ちょっとした入り用がある時は、朝早くから毎日日雇い仕事を募集しているので、仕事が終われば即現金で金を手渡ししてくれるし、誰でも面接無しで働けるので、身体一つあればどうにかなった。

私は何度か日雇いには行った事があったので、要領を心得ていた。

更に言えば、この辺には信じられない安宿が沢山存在していて、本当に千円二千円で宿に泊まれる。

今まで一度も泊まった事が無かったが、今から考えればつい5ヵ月前まで刑務所にいたので、そんなに抵抗は無かった。

見るからにオンボロだったが、探求心が勝った。

色々働いて見たが、日雇い仕事を毎日続けるのは実はしんどかった。朝が早すぎる。3時4時から動かなければ、仕事にありつけなかった事もあったので、ここから少し離れた所にある、飯場と呼ばれている寮に入る事にした。
それに、ここにいる事がもしバレたら都合が悪かった。
何故なら格好が悪い。
それに、圧倒的不利な立地だった。
Jはこの街で売人をしていた。多分、よくわからないが、半グレチームに入っていたのかも知れない。バックがついていなければ、この街で商売なんか出来る筈無い。私もよく一度目の懲役を努める前は、この街に来て、薬(ヤク)を買っていた。誰でも買える。

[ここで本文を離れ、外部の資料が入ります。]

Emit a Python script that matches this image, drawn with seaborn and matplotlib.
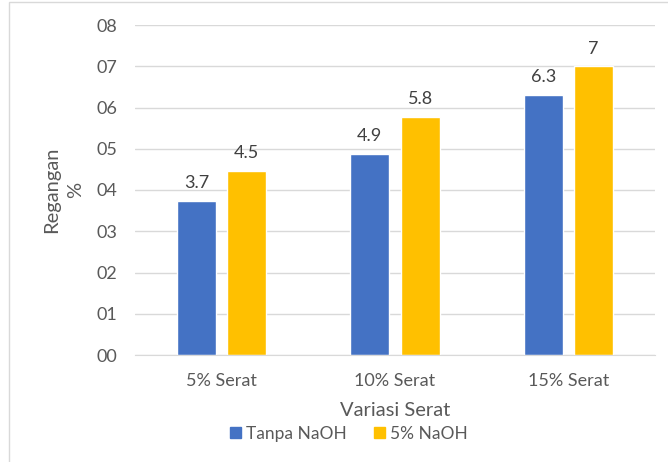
import matplotlib
matplotlib.use("Agg")
import matplotlib.pyplot as plt
import seaborn as sns
import pandas as pd
from matplotlib.patches import Patch, Rectangle

categories = ["5% Serat", "10% Serat", "15% Serat"]
series_names = ["Tanpa NaOH", "5% NaOH"]
tanpa_naoh = [3.73, 4.87, 6.30]
naoh_5 = [4.46, 5.77, 7.00]
y_ticks = [0, 1, 2, 3, 4, 5, 6, 7, 8]
colors = ["#4472C4", "#FFC000"]

df = pd.DataFrame({
    "Variasi": categories * 2,
    "Perlakuan": [series_names[0]] * 3 + [series_names[1]] * 3,
    "Regangan": tanpa_naoh + naoh_5,
})

sns.set_style("white")
plt.rcParams["font.family"] = ["Lato", "DejaVu Sans"]

text_col = "#595959"
fig = plt.figure(figsize=(6.68, 4.62), dpi=100)
ax = fig.add_axes([135 / 668, 107 / 462, 520 / 668, 330 / 462])

sns.barplot(data=df, x="Variasi", y="Regangan", hue="Perlakuan",
            palette=colors, width=0.58, gap=0.22, ax=ax,
            legend=False, errorbar=None, saturation=1)

for cont in ax.containers:
    labels = [f"{round(b.get_height(), 1):g}" for b in cont]
    ax.bar_label(cont, labels=labels, padding=7, fontsize=13, color="#404040")

ax.set_ylim(0, 8)
ax.set_xlim(-0.5, 2.5)
ax.set_yticks(y_ticks)
ax.set_yticklabels([f"{v:02d}" for v in y_ticks])
ax.yaxis.grid(True, color="#d9d9d9", linewidth=1)
ax.set_axisbelow(True)
for s in ["top", "right", "left"]:
    ax.spines[s].set_visible(False)
ax.spines["bottom"].set_color("#d9d9d9")
ax.tick_params(axis="both", length=0, labelsize=13, colors=text_col)
ax.tick_params(axis="y", pad=13)
ax.tick_params(axis="x", pad=13)
ax.set_xlabel("")
ax.set_ylabel("")

fig.text(395 / 668, (462 - 411) / 462, "Variasi Serat", ha="center", va="center",
         fontsize=14.5, color=text_col)
# y label on two lines, placed separately to get the wide line gap
fig.text(52 / 668, (462 - 190) / 462, "Regangan", ha="center", va="center",
         rotation=90, fontsize=14.5, color=text_col)
fig.text(76 / 668, (462 - 190) / 462, "%", ha="center", va="center",
         rotation=90, fontsize=14.5, color=text_col)

handles = [Patch(color=c, label=n) for c, n in zip(colors, series_names)]
leg = fig.legend(handles=handles, loc="center", bbox_to_anchor=(349 / 668, 28 / 462),
                 ncol=2, frameon=False, fontsize=12.5, handlelength=0.6, handleheight=0.6,
                 handletextpad=0.3, columnspacing=1.6)
for t in leg.get_texts():
    t.set_color(text_col)

fig.patches.append(Rectangle((9 / 668, -0.05), 1.0, (460 / 462) + 0.05,
                             transform=fig.transFigure, fill=False,
                             edgecolor="#d9d9d9", linewidth=1))

fig.savefig("out.png", dpi=100)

とてつもなく治安が悪い所だったと記憶していたが、この頃はだいぶ浄化されていて、確か売人がもうほとんどいない状態になっていたと思う。
警察の取り締まりがエグイから、行かん方がええと、私も聞いていた。
しかし、薬をやっていなければ、関係が無かった。

そうして、私は隣町の飯場と呼ばれる寮で暮らし始めた。

ダサい事だが、私は本当にお金に困ってこんな所でしか働けない訳では無くて、あくまでもヒットする事が目的だったので、とにかく身軽でいつでも仕事を休んだり辞めたりする事が出来るこの飯場生活が実に都合が良かった。
普通に仕事でもすれば、没頭しすぎてヒットする気なんか失せてしまうかも知れないし、私としても、そうなりたいのは山々だったが、とにかく話が大きくなっている様な胸騒ぎを感じていた。絶対にけじめをつけなければ大変な事になる、そう予感していた。